The following table presents a reconciliation of the earnings/(loss) and shares used in calculating basic and diluted earnings/(loss) per share for the three months ended March 31, 2025 and 2024:
 
Three Months Ended
March 31,
(In Thousands, Except Per Share Amounts)20252024
Basic Earnings/(Loss) per Share:
Net income/(loss) to common stockholders$41,176 $23,213 
Dividends declared on preferred stock(8,219)(8,219)
Dividends, dividend equivalents and undistributed earnings allocated to participating securities(206)(167)
Net income/(loss) attributable to common stockholders - basic$32,751 $14,827 
Basic weighted average common shares outstanding103,777 103,173 
Basic Earnings/(Loss) per Share$0.32 $0.14 
Diluted Earnings/(Loss) per Share:
Net income/(loss) to common stockholders - basic$32,751 $14,827 
Dividends, dividend equivalents and undistributed earnings allocated to participating securities— — 
Interest expense on Convertible Senior Notes— — 
Net income/(loss) attributable to common stockholders - diluted$32,751 $14,827 
Basic weighted average common shares outstanding103,777 103,173 
Unvested and vested restricted stock units1,602 2,076 
Effect of assumed conversion of Convertible Senior Notes to common shares— — 
Diluted weighted average common shares outstanding (1)
105,379 105,249 
Diluted Earnings/(Loss) per Share$0.31 $0.14 
(1)At March 31, 2025 and 2024, the Company had approximately 800,000 and 478,000 equity instruments outstanding that were excluded from the calculation of diluted EPS for the three months ended March 31, 2025 and 2024, as they were determined to be anti-dilutive. These equity instruments reflect RSUs (based on current estimate of expected share settlement amount) with a weighted average grant date fair value of $10.37 and $11.25, respectively. These equity instruments may have a dilutive impact on future EPS.  

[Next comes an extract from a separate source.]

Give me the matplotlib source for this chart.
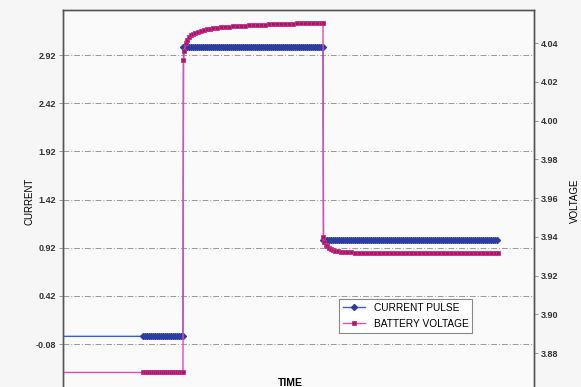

During the three months ended March 31, 2024, the Convertible Senior Notes were determined to be anti-dilutive and were excluded from the calculation of diluted EPS under the “if-converted” method. Under this method, the periodic interest expense for dilutive notes is added back to the numerator and the weighted average number of shares that the notes are entitled to (if converted, regardless of whether the conversion option is in or out of the money) are included in the denominator for the purpose of calculating diluted EPS.